**Instructions for the task:**
Set down all of the data that follows word for word, without the images.

**Records to process:**

┄┄┄┄┄┄

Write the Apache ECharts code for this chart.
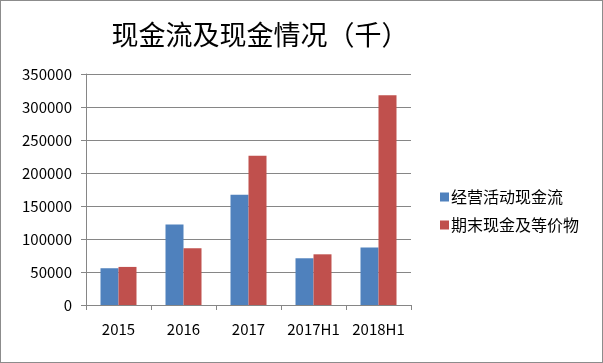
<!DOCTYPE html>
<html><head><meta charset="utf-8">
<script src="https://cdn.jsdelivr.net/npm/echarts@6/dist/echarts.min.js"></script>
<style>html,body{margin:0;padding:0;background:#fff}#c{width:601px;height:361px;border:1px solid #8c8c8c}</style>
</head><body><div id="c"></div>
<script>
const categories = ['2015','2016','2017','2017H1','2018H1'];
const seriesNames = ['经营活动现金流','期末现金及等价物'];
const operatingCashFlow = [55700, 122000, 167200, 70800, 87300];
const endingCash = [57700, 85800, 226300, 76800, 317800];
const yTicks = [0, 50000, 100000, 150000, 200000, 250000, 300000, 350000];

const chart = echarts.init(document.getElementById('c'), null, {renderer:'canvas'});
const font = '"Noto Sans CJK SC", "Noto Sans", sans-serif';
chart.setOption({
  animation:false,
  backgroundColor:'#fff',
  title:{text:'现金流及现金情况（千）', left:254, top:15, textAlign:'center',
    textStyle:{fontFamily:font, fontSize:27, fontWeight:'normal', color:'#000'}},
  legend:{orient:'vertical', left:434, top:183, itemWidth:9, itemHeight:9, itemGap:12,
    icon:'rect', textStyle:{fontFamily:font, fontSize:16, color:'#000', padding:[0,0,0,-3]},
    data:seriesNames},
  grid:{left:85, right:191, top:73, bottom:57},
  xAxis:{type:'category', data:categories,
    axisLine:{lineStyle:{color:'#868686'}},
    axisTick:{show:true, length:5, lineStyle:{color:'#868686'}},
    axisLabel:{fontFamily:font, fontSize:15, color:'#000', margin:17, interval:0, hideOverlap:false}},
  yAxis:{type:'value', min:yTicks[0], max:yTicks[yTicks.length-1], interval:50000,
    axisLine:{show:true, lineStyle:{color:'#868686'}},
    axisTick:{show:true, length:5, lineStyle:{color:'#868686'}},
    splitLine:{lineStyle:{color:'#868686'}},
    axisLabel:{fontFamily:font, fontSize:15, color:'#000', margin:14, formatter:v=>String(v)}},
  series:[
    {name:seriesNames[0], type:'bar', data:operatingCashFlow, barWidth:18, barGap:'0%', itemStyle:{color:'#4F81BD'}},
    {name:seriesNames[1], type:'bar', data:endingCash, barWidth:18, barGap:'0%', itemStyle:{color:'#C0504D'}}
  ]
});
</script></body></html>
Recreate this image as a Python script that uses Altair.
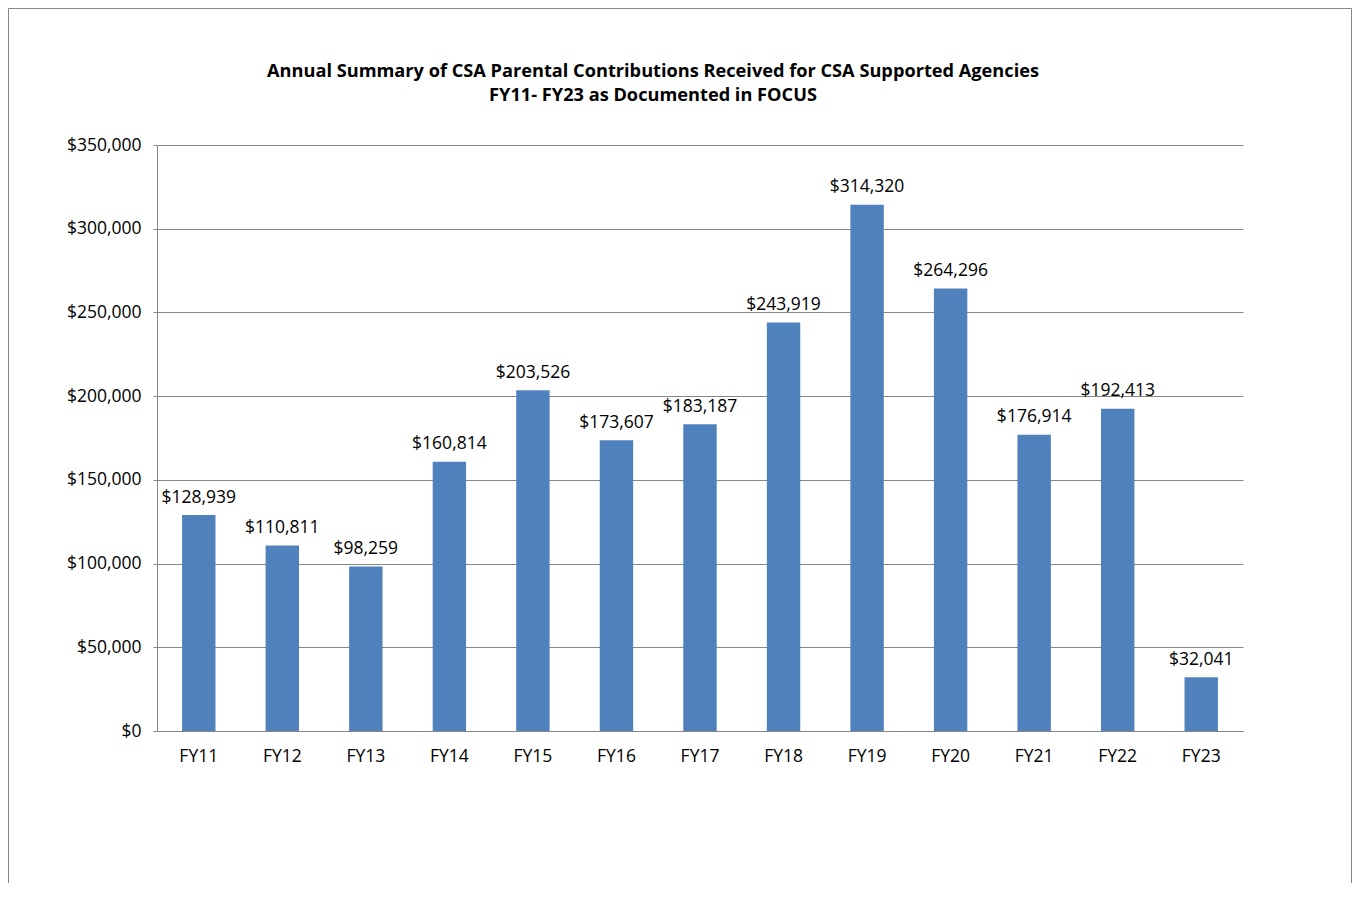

┄┄┄┄┄┄

**Worked answer:**
Write the Apache ECharts code for this chart.
<!DOCTYPE html>
<html><head><meta charset="utf-8">
<script src="https://cdn.jsdelivr.net/npm/echarts@6/dist/echarts.min.js"></script>
<style>html,body{margin:0;padding:0;background:#fff}#c{width:601px;height:361px;border:1px solid #8c8c8c}</style>
</head><body><div id="c"></div>
<script>
const categories = ['2015','2016','2017','2017H1','2018H1'];
const seriesNames = ['经营活动现金流','期末现金及等价物'];
const operatingCashFlow = [55700, 122000, 167200, 70800, 87300];
const endingCash = [57700, 85800, 226300, 76800, 317800];
const yTicks = [0, 50000, 100000, 150000, 200000, 250000, 300000, 350000];

const chart = echarts.init(document.getElementById('c'), null, {renderer:'canvas'});
const font = '"Noto Sans CJK SC", "Noto Sans", sans-serif';
chart.setOption({
  animation:false,
  backgroundColor:'#fff',
  title:{text:'现金流及现金情况（千）', left:254, top:15, textAlign:'center',
    textStyle:{fontFamily:font, fontSize:27, fontWeight:'normal', color:'#000'}},
  legend:{orient:'vertical', left:434, top:183, itemWidth:9, itemHeight:9, itemGap:12,
    icon:'rect', textStyle:{fontFamily:font, fontSize:16, color:'#000', padding:[0,0,0,-3]},
    data:seriesNames},
  grid:{left:85, right:191, top:73, bottom:57},
  xAxis:{type:'category', data:categories,
    axisLine:{lineStyle:{color:'#868686'}},
    axisTick:{show:true, length:5, lineStyle:{color:'#868686'}},
    axisLabel:{fontFamily:font, fontSize:15, color:'#000', margin:17, interval:0, hideOverlap:false}},
  yAxis:{type:'value', min:yTicks[0], max:yTicks[yTicks.length-1], interval:50000,
    axisLine:{show:true, lineStyle:{color:'#868686'}},
    axisTick:{show:true, length:5, lineStyle:{color:'#868686'}},
    splitLine:{lineStyle:{color:'#868686'}},
    axisLabel:{fontFamily:font, fontSize:15, color:'#000', margin:14, formatter:v=>String(v)}},
  series:[
    {name:seriesNames[0], type:'bar', data:operatingCashFlow, barWidth:18, barGap:'0%', itemStyle:{color:'#4F81BD'}},
    {name:seriesNames[1], type:'bar', data:endingCash, barWidth:18, barGap:'0%', itemStyle:{color:'#C0504D'}}
  ]
});
</script></body></html>
Recreate this image as a Python script that uses Altair.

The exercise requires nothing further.